We used to learn about leadership by reading the biographies of great men and women. Consider John F. Kennedy’s Profiles in Courage, which profiled eight courageous United States Senators and won a Pulitzer Prize in 1957. Now, we read articles by professors with Ph.D.s that are excerpted in collections like this “reader.” This change is a result of the professionalization of the education of nonprofit personnel, a trend that follows the earlier proliferation of programs and degrees in public administration. Professor Roseanne M. Mirabella of Seton Hall University has been conducting a census of programs that focus on the management of nonprofit organizations. She and her colleagues have identified 292 colleges and universities in the United States with courses in nonprofit management, with a little over half of these offering graduate degree programs with concentrations in nonprofit management. Perhaps the leading academic center of philanthropy in the country is at Indiana University, where the book’s editor, James L. Perry, is a “Distinguished Professor.”
Clearly, the nonprofit sector has become an academic specialty or sub-specialty whose professors need to conduct research and publish in order to move up the academic ranks. As a former academic who attained the rank of full professor, I know this pressure well. Added to such standard publications as Harvard Business Review and Public Administration Review, we now find titles such as Nonprofit Management and Leadership, a leading journal for “nonprofit sector studies.” If authors are lucky, their articles are reprinted in collections like this one under review. Such books serve as an emblem of the professor’s value to the profession. They also serve students’ need for resources to guide their learning and material for their course work.
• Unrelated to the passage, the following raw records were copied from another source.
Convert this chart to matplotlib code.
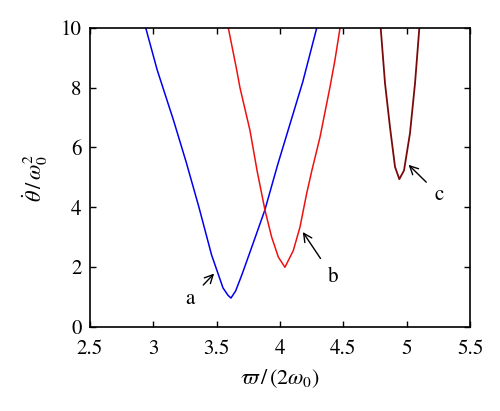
import matplotlib
matplotlib.use('Agg')
from matplotlib import pyplot as plt

# curve a (blue)
a_x = [2.94, 3.03, 3.16, 3.26, 3.36, 3.46, 3.55, 3.59, 3.613, 3.65, 3.70, 3.78,
       3.88, 3.98, 4.08, 4.18, 4.29]
a_y = [10.0, 8.6, 6.9, 5.5, 4.0, 2.4, 1.3, 1.05, 0.96, 1.2, 1.75, 2.7,
       3.9, 5.4, 6.8, 8.2, 10.0]

# curve b (red)
b_x = [3.592, 3.658, 3.684, 3.763, 3.82, 3.882, 3.934, 3.987, 4.039,
       4.105, 4.158, 4.21, 4.25, 4.316, 4.395, 4.434, 4.474]
b_y = [10.0, 8.6, 8.0, 6.57, 5.2, 3.89, 3.0, 2.33, 1.99,
       2.55, 3.34, 4.45, 5.2, 6.35, 8.03, 8.93, 10.0]

# curve c (dark red)
c_x = [4.795, 4.829, 4.868, 4.908, 4.942, 4.979, 5.026, 5.066, 5.10]
c_y = [10.0, 8.15, 6.69, 5.35, 4.94, 5.23, 6.47, 8.15, 10.0]

x_ticks = [2.5, 3, 3.5, 4, 4.5, 5, 5.5]
y_ticks = [0, 2, 4, 6, 8, 10]

# label, text position, arrow head position
labels = [('a', (3.29, 0.93), (3.48, 1.78)),
          ('b', (4.42, 1.65), (4.18, 3.17)),
          ('c', (5.26, 4.4), (5.015, 5.42))]

plt.rcParams['font.family'] = 'STIXGeneral'
plt.rcParams['mathtext.fontset'] = 'stix'

fig = plt.figure(figsize=(5, 4.11), dpi=100)
ax = fig.add_axes([0.18, 0.205, 0.76, 0.727])

ax.plot(a_x, a_y, color='#0000ee', lw=1.1)
ax.plot(b_x, b_y, color='#ee1111', lw=1.1)
ax.plot(c_x, c_y, color='#7a0a0a', lw=1.3)

for name, txt, head in labels:
    ax.annotate(name, xy=head, xytext=txt, fontsize=15, ha='center', va='center',
                arrowprops=dict(arrowstyle='->', color='black', lw=1.0,
                                shrinkA=6, shrinkB=0))

ax.set_xlim(2.5, 5.5)
ax.set_ylim(0, 10)
ax.set_xticks(x_ticks)
ax.set_xticklabels([f'{t:g}' for t in x_ticks])
ax.set_yticks(y_ticks)
ax.tick_params(direction='in', top=True, right=True, length=4, width=1,
               labelsize=15)
ax.tick_params(axis='x', pad=9)
ax.tick_params(axis='y', pad=6)
for s in ax.spines.values():
    s.set_linewidth(1.2)

ax.set_xlabel(r'$\varpi\,/\,(2\omega_0)$', fontsize=16, labelpad=6)
ax.set_ylabel(r'$\dot{\theta}\,/\,\omega_0^2$', fontsize=16, labelpad=8)

fig.savefig('out.png', dpi=100)
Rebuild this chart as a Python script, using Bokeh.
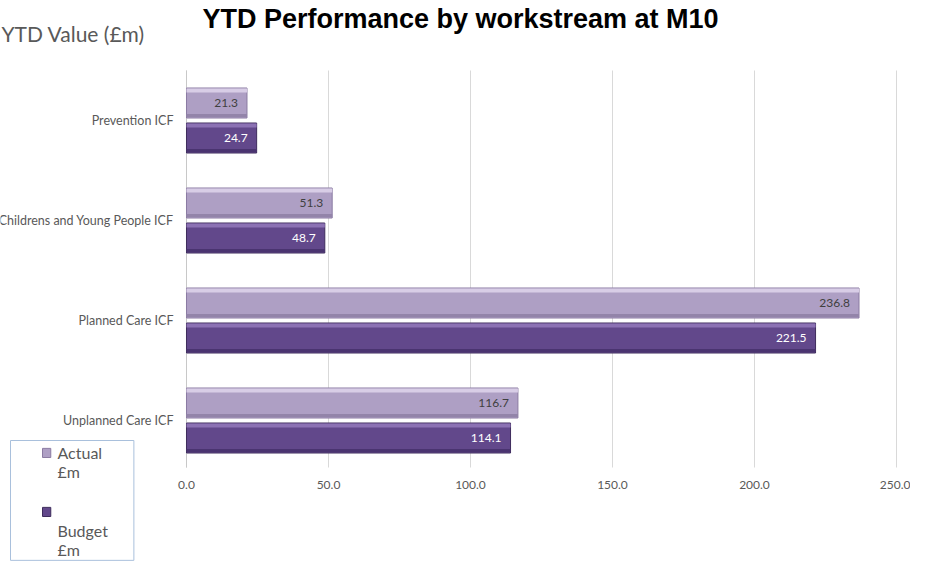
from bokeh.plotting import figure
from bokeh.models import ColumnDataSource, Range1d, Label, FixedTicker, NumeralTickFormatter
from bokeh.transform import dodge
from bokeh.core.properties import value
from bokeh.embed import file_html
from bokeh.resources import INLINE

# ---- data ----
categories = ["Prevention ICF", "Childrens and Young People ICF", "Planned Care ICF", "Unplanned Care ICF"]
actual = [21.3, 51.3, 236.8, 116.7]
budget = [24.7, 48.7, 221.5, 114.1]
x_ticks = [0, 50, 100, 150, 200, 250]
series_labels = ["Actual £m", "Budget £m"]

FONT = "Lato"
GREY = "#595959"
ACT_FILL, ACT_LINE = "#ae9fc4", "#8b7ba2"
BUD_FILL, BUD_LINE = "#62488b", "#3e2c5c"

idx = list(range(len(categories)))
src = ColumnDataSource(dict(
    pos=idx,
    actual=actual,
    budget=budget,
    actual_lbl=[f"{v:.1f}" for v in actual],
    budget_lbl=[f"{v:.1f}" for v in budget],
))

# the frame fills the whole canvas; axes are pinned with fixed_location
p = figure(
    width=910, height=561,
    x_range=Range1d(-65.49, 254.93),
    y_range=Range1d(4.41, -1.2),
    output_backend="svg", toolbar_location=None, min_border=0,
)
p.outline_line_color = None
p.background_fill_color = "white"
p.xgrid.grid_line_color = None
p.ygrid.grid_line_color = None

# grid lines (only across the plot area)
g_top, g_bot = -0.5, 3.47
p.segment(x0=x_ticks, x1=x_ticks, y0=[g_top] * len(x_ticks), y1=[g_bot] * len(x_ticks),
          line_color="#d9d9d9", line_width=1)
p.segment(x0=[0], x1=[0], y0=[g_top], y1=[g_bot], line_color="#c8c8c8", line_width=1)

# bars
p.hbar(y=dodge("pos", -0.175), right="actual", left=0, height=0.30, source=src,
       fill_color=ACT_FILL, line_color=ACT_LINE, line_width=1)
p.hbar(y=dodge("pos", 0.175), right="budget", left=0, height=0.30, source=src,
       fill_color=BUD_FILL, line_color=BUD_LINE, line_width=1)
# bevel highlights / shading
p.hbar(y=dodge("pos", -0.30), right="actual", left=0, height=0.04, source=src,
       fill_color="#d8cde6", line_color=None)
p.hbar(y=dodge("pos", 0.05), right="budget", left=0, height=0.04, source=src,
       fill_color="#8c72b4", line_color=None)
p.hbar(y=dodge("pos", -0.05), right="actual", left=0, height=0.03, source=src,
       fill_color="#9384a9", line_color=None)
p.hbar(y=dodge("pos", 0.30), right="budget", left=0, height=0.03, source=src,
       fill_color="#4a3470", line_color=None)

# value labels
p.text(x="actual", y=dodge("pos", -0.175), text="actual_lbl", source=src,
       text_align="right", text_baseline="middle", x_offset=-9,
       text_font=value(FONT), text_font_size="12px", text_color="#404040")
p.text(x="budget", y=dodge("pos", 0.175), text="budget_lbl", source=src,
       text_align="right", text_baseline="middle", x_offset=-9,
       text_font=value(FONT), text_font_size="12px", text_color="white")

# x axis pinned at the bottom of the plot area
p.xaxis.fixed_location = 3.5
p.xaxis.ticker = FixedTicker(ticks=x_ticks)
p.xaxis.formatter = NumeralTickFormatter(format="0.0")
p.xaxis.axis_line_color = None
p.xaxis.major_tick_line_color = None
p.xaxis.minor_tick_line_color = None
p.xaxis.major_label_standoff = 4
p.xaxis.major_label_text_font = FONT
p.xaxis.major_label_text_font_size = "12px"
p.xaxis.major_label_text_color = GREY

# y axis pinned at x = 0
p.yaxis.fixed_location = 0
p.yaxis.ticker = FixedTicker(ticks=idx)
p.yaxis.major_label_overrides = {i: c for i, c in zip(idx, categories)}
p.yaxis.axis_line_color = None
p.yaxis.major_tick_line_color = None
p.yaxis.minor_tick_line_color = None
p.yaxis.major_label_standoff = 7
p.yaxis.major_label_text_font = FONT
p.yaxis.major_label_text_font_size = "12.5px"
p.yaxis.major_label_text_color = GREY

# title and caption
p.add_layout(Label(x=460, y=18, x_units="canvas", y_units="canvas",
                   text="YTD Performance by workstream at M10", text_align="center",
                   text_baseline="middle", text_font="Liberation Sans",
                   text_font_style="bold", text_font_size="27px", text_color="#000000"))
p.add_layout(Label(x=1, y=33, x_units="canvas", y_units="canvas",
                   text="YTD Value (£m)", text_align="left", text_baseline="middle",
                   text_font=FONT, text_font_size="21px", text_color=GREY))

# legend box (Excel-style wrapped entries)
a_words = series_labels[0].split(" ")
b_words = series_labels[1].split(" ")
legend_text = "\n".join(a_words + ["", ""] + b_words)
p.add_layout(Label(x=10, y=440, x_units="canvas", y_units="canvas",
                   text=legend_text, text_align="left", text_baseline="top",
                   text_font=FONT, text_font_size="16px", text_color=GREY,
                   text_line_height=1.03,
                   border_line_color="#a9c0dc", border_line_width=1,
                   background_fill_color="white",
                   padding=dict(left=47, right=26, top=2, bottom=1)))
p.add_layout(Label(x=42, y=457, x_units="canvas", y_units="canvas", text=" ",
                   text_font_size="1px", background_fill_color=ACT_FILL,
                   border_line_color=ACT_LINE, padding=4))
p.add_layout(Label(x=42, y=516, x_units="canvas", y_units="canvas", text=" ",
                   text_font_size="1px", background_fill_color=BUD_FILL,
                   border_line_color=BUD_LINE, padding=4))

open("out.html", "w").write(file_html(p, INLINE))
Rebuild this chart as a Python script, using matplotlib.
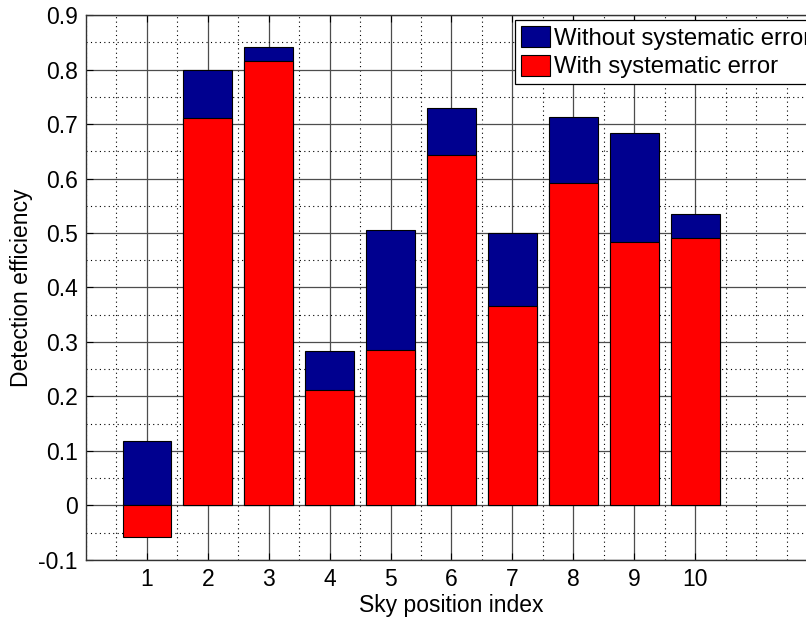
import matplotlib
matplotlib.use("Agg")
import matplotlib.pyplot as plt
from matplotlib.ticker import MultipleLocator

plt.rcParams['font.family'] = ['Liberation Sans', 'DejaVu Sans']

# sky position index and detection efficiencies
positions = [1, 2, 3, 4, 5, 6, 7, 8, 9, 10]
without_sys = [0.119, 0.800, 0.842, 0.284, 0.505, 0.730, 0.500, 0.713, 0.683, 0.535]
with_sys = [-0.057, 0.711, 0.815, 0.211, 0.285, 0.643, 0.366, 0.591, 0.484, 0.490]

fs = 16.5

fig = plt.figure(figsize=(8.06, 6.18), dpi=100)
ax = fig.add_axes([0.1067, 0.0939, 0.9069, 0.8818])

ax.bar(positions, without_sys, width=0.8, color='#00008f', edgecolor='black',
       linewidth=0.8, label='Without systematic error', zorder=3)
ax.bar(positions, with_sys, width=0.8, color='#ff0000', edgecolor='black',
       linewidth=0.8, label='With systematic error', zorder=3)

ax.set_xlim(0, 12)
ax.set_ylim(-0.1, 0.9)
ax.set_xticks(positions)
ax.set_yticks([-0.1, 0, 0.1, 0.2, 0.3, 0.4, 0.5, 0.6, 0.7, 0.8, 0.9])
ax.set_yticklabels(['-0.1', '0', '0.1', '0.2', '0.3', '0.4', '0.5', '0.6', '0.7', '0.8', '0.9'])
ax.xaxis.set_minor_locator(MultipleLocator(0.5))
ax.yaxis.set_minor_locator(MultipleLocator(0.05))

ax.set_axisbelow(True)
ax.grid(which='major', color='0.3', linestyle='-', linewidth=0.9)
ax.grid(which='minor', color='black', linestyle=(0, (1, 3)), linewidth=0.8)

ax.tick_params(which='both', direction='in', top=True, right=True, labelsize=fs)
ax.tick_params(which='major', length=5, pad=6)
ax.tick_params(which='minor', length=0)
for s in ax.spines.values():
    s.set_linewidth(1.0)
    s.set_color('0.2')

ax.set_xlabel('Sky position index', fontsize=fs, labelpad=2)
ax.set_ylabel('Detection efficiency', fontsize=fs, labelpad=4)

# legend runs past the right edge of the picture, as in the original
leg = ax.legend(loc='upper right', bbox_to_anchor=(1.0, 0.991), fontsize=17.2,
                fancybox=False, framealpha=1, edgecolor='black',
                handlelength=1.21, handleheight=1.0, handletextpad=0.17,
                labelspacing=0.2, borderpad=0.25, borderaxespad=0.0)
leg.get_frame().set_linewidth(0.9)

fig.savefig('out.png', dpi=100)
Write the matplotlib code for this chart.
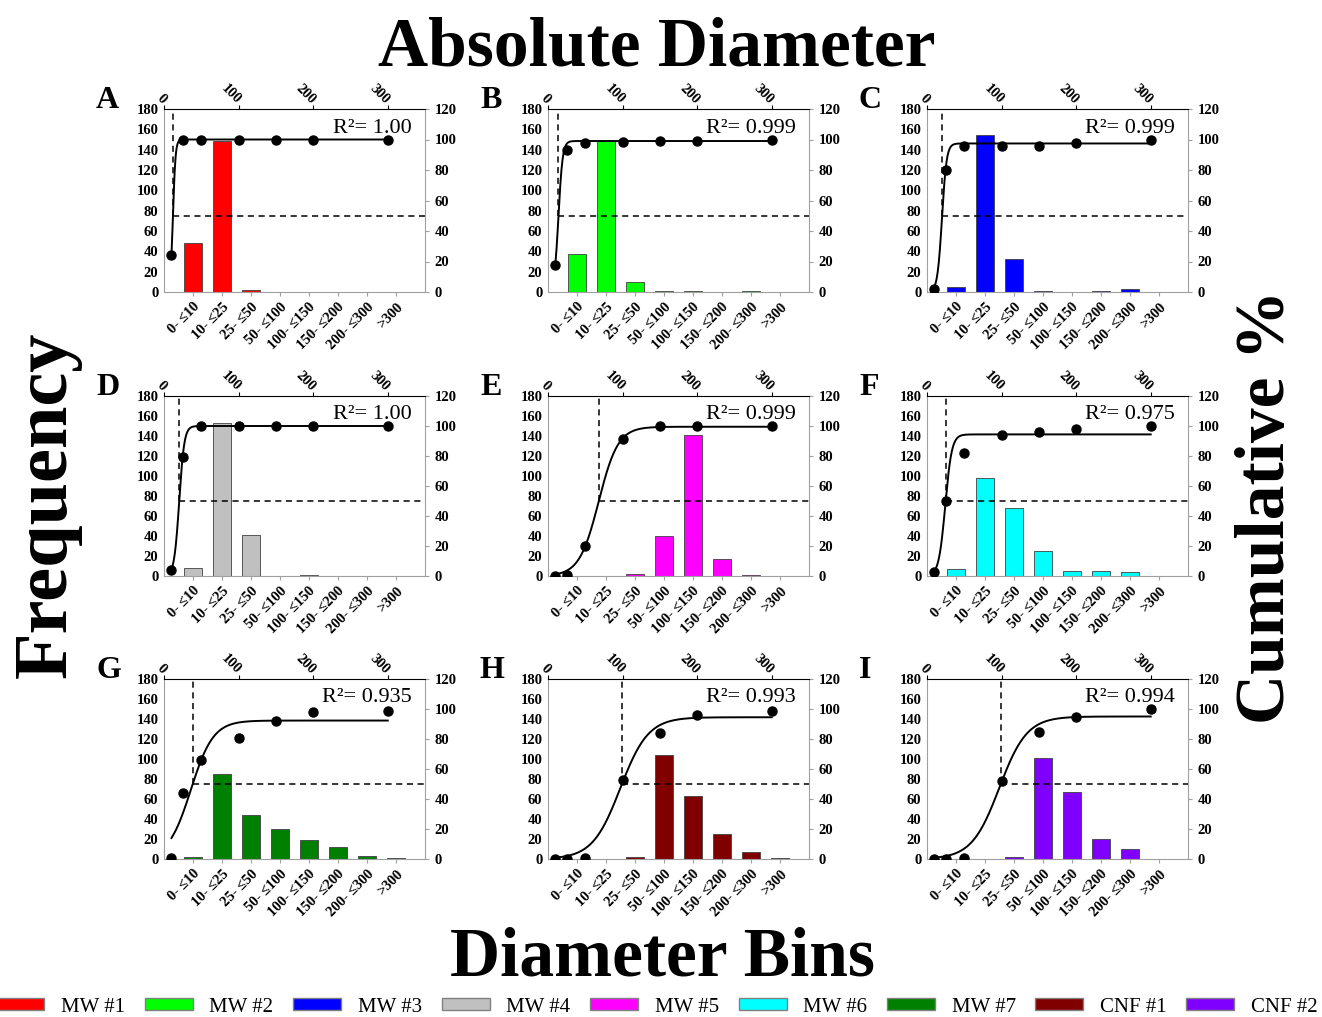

In addition, counselors, consultants and human resource professionals offer workshops and seminars to facilitate leadership training outside of an academic setting.
This book may be seen, then, as a recent addition to the public and nonprofit leadership education industry, a library resource (at 688 pages and a paperback price of $38.00, the book is destined for the shelves of academic or public libraries) for students and professors. In fact, the publishers offer an Instructor’s Manual to the book, as well as free web content to supplement the printed articles.
So, what is worth knowing for members of the healthcare philanthropy profession? Clearly, it is not possible or even desirable to summarize the book, though it may be helpful to provide a quick overview of its contents. The collection is divided into four parts. Part One contains five articles on the nature of leadership. The five articles in Part Two review leadership theories. The largest section, Part Three, provides varied analyses of the conceptual, human relations and technical skills that define good leadership. The chapters in Part Four look at the future of leadership. All of the chapters are reprinted and adapted from either professional journals or book chapters. Half of them might be called “current,” that is first published within the last five years; the other half were published over the past two decades.
I found myself most interested in the book’s last part devoted to the future of leaders and leadership in public and nonprofit organizations. This section charts leaders’ current and future challenges. Plainly, many of these challenges are not new. As always, leaders must inspire, innovate, institutionalize. But new difficulties loom. There is the aging of current leaders and the need for educating, mentoring and transitioning to the next generation of leaders. There is the need for carefully navigating what one author called the “politics of doing good,” that is, the increasing scrutiny, by politicians and public alike, to such matters as program effectiveness, executive pay, and financial transparency. And there is the need, in an increasingly globalized world, for leaders who can forge partnerships with others – in the apposite phrase of Barbara Kellerman, there is a need for “leaders without borders.” These are important lessons gained from reading these academic articles. What is now needed is a book that conveys these truths to everyone, a book written in accessible, non-academic prose – a modern-day Profiles in Courage, if you will.